Items listed in a dataset
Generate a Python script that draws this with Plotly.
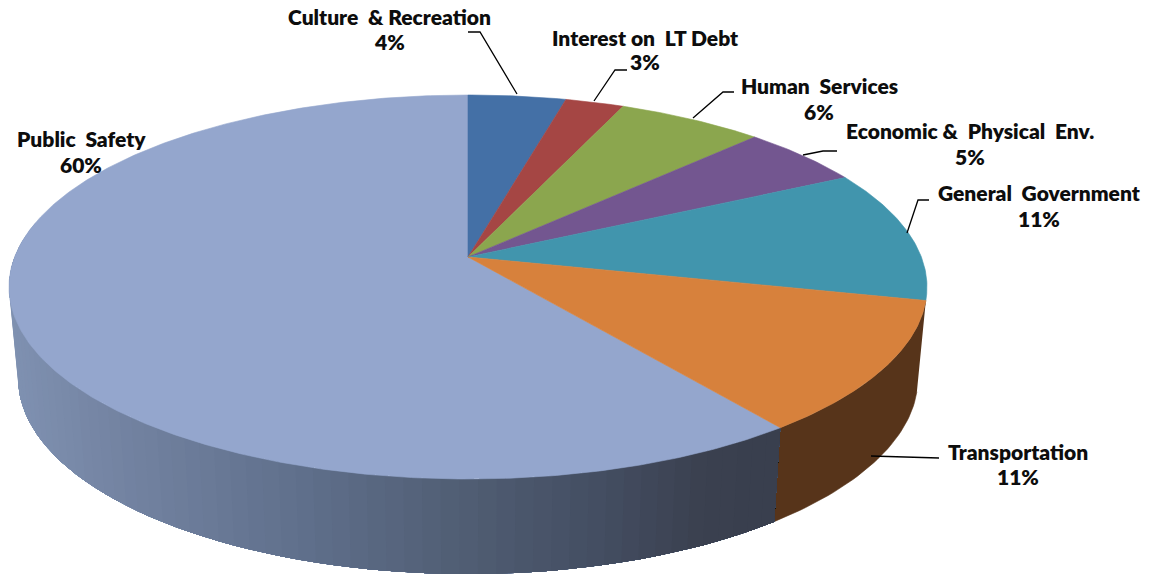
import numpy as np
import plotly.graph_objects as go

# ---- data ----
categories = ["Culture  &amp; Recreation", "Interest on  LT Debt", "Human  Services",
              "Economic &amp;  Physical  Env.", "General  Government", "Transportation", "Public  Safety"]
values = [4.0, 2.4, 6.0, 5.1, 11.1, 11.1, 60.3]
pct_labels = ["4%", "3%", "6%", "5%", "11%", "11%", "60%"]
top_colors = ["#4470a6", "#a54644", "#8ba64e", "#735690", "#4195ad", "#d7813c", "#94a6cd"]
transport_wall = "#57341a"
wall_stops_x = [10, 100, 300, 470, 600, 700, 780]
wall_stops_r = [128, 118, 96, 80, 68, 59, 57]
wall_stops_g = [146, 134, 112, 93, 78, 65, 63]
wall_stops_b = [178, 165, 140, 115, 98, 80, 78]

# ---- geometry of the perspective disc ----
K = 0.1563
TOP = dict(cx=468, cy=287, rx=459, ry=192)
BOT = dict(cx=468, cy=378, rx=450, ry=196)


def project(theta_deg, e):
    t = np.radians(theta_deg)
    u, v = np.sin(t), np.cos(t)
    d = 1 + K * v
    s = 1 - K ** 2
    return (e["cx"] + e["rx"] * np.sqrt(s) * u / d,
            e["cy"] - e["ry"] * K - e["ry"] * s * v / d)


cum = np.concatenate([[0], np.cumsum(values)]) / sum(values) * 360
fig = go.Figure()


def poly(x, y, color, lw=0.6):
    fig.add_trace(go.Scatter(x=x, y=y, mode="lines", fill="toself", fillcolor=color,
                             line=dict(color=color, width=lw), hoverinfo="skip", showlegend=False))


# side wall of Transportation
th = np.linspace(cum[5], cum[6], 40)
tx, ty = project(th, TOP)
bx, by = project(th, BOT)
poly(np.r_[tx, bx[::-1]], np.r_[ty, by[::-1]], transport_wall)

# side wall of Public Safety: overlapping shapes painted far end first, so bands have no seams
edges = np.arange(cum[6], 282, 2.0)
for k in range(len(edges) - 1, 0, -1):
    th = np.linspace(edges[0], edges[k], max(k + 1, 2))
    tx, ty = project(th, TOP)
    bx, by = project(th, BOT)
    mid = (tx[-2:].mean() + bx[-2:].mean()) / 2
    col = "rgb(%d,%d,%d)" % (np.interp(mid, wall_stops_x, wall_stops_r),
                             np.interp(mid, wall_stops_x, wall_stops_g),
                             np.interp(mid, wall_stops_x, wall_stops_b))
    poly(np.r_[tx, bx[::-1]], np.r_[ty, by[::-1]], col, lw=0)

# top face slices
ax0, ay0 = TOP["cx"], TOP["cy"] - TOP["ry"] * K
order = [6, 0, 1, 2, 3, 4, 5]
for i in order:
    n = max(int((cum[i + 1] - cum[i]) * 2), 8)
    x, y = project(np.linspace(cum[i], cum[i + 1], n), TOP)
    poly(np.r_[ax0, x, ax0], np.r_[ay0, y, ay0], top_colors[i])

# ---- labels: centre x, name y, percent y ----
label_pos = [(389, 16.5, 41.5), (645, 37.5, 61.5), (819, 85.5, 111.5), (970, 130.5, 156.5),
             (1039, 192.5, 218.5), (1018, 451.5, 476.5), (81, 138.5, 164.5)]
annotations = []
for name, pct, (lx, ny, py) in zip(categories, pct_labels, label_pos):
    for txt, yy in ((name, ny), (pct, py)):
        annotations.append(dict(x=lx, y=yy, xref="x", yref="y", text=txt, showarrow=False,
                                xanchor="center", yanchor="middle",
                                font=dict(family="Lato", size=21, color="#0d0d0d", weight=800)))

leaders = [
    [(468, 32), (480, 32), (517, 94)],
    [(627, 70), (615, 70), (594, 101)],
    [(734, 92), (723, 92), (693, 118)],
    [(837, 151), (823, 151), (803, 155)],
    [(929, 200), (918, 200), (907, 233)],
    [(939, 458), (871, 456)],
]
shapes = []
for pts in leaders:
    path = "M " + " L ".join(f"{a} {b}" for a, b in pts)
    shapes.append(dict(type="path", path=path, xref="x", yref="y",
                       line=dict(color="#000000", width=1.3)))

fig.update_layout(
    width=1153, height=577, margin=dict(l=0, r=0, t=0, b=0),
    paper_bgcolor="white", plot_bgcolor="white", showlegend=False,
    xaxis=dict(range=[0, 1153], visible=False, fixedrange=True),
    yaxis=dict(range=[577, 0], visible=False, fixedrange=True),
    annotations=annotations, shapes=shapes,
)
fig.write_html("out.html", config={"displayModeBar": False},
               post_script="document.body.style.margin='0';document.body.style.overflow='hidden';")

--

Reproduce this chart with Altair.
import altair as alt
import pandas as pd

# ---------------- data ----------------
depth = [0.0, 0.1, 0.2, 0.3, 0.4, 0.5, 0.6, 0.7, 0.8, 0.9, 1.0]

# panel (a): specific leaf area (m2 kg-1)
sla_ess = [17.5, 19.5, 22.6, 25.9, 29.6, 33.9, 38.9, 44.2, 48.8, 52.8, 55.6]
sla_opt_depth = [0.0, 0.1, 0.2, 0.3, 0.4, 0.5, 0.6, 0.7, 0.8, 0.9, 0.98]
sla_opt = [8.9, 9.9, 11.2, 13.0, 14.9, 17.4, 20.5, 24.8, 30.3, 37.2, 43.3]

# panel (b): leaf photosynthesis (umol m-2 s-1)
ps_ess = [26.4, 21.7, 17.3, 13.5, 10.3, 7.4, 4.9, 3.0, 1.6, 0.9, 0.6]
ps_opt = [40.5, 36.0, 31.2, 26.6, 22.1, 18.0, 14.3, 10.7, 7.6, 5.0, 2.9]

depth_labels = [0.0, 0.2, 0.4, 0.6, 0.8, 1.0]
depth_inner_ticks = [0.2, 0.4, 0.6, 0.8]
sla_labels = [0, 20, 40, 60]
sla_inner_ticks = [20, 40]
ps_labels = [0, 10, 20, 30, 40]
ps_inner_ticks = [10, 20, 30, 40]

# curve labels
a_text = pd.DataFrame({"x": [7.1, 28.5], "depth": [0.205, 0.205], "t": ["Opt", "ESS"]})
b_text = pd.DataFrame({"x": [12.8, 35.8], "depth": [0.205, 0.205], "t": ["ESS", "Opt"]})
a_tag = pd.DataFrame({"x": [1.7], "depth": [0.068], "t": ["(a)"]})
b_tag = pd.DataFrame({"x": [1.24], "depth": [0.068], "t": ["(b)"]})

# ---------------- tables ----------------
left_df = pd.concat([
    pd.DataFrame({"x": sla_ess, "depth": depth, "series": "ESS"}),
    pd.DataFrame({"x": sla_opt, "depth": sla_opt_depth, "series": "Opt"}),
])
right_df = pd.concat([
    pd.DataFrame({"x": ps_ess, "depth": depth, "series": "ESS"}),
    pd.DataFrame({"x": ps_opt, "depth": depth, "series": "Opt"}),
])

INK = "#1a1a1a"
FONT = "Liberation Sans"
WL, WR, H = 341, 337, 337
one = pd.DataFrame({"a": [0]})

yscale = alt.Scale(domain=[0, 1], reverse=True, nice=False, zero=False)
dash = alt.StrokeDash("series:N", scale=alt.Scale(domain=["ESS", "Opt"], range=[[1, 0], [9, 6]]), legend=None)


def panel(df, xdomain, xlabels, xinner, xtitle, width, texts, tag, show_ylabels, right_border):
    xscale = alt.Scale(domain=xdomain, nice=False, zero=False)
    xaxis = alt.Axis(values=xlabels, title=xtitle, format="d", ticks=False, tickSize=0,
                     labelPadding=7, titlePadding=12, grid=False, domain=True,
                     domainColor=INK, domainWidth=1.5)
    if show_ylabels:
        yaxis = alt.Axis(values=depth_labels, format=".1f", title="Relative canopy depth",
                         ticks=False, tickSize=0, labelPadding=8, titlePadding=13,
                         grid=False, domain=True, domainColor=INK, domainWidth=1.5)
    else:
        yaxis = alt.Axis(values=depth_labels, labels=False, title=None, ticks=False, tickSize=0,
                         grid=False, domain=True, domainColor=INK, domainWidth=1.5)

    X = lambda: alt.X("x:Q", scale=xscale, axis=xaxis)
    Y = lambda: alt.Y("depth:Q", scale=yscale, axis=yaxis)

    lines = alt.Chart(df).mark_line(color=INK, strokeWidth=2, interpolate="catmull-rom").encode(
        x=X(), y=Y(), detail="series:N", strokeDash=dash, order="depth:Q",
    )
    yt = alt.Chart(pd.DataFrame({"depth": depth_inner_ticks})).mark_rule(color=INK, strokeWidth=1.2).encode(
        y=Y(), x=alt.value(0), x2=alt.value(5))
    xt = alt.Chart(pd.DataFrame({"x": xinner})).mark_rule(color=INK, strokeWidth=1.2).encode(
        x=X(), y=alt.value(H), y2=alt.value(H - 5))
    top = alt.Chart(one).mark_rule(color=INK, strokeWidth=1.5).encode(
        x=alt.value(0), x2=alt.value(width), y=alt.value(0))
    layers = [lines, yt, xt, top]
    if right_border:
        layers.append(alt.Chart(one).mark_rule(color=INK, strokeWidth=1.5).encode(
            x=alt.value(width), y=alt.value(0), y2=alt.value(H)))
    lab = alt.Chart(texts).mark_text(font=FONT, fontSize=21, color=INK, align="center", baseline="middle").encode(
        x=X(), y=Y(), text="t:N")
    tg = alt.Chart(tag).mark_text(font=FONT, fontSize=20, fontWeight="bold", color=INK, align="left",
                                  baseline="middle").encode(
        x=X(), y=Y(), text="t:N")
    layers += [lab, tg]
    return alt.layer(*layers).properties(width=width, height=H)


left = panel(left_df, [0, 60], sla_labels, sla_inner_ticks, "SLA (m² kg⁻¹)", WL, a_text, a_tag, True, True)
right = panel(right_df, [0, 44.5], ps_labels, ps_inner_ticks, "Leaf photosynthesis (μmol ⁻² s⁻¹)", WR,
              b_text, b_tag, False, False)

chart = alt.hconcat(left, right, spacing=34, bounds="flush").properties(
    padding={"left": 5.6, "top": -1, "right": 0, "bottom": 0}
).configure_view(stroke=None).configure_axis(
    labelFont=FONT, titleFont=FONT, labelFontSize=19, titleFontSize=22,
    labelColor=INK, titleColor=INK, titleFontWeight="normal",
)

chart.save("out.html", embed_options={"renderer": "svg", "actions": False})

Goal
Exactly as written, quote the lines from the one that has "Reproduce this chart with Altair." down to the one that has "0.8, 0.9, 1.0]", and include both.

Task output
Reproduce this chart with Altair.
import altair as alt
import pandas as pd

# ---------------- data ----------------
depth = [0.0, 0.1, 0.2, 0.3, 0.4, 0.5, 0.6, 0.7, 0.8, 0.9, 1.0]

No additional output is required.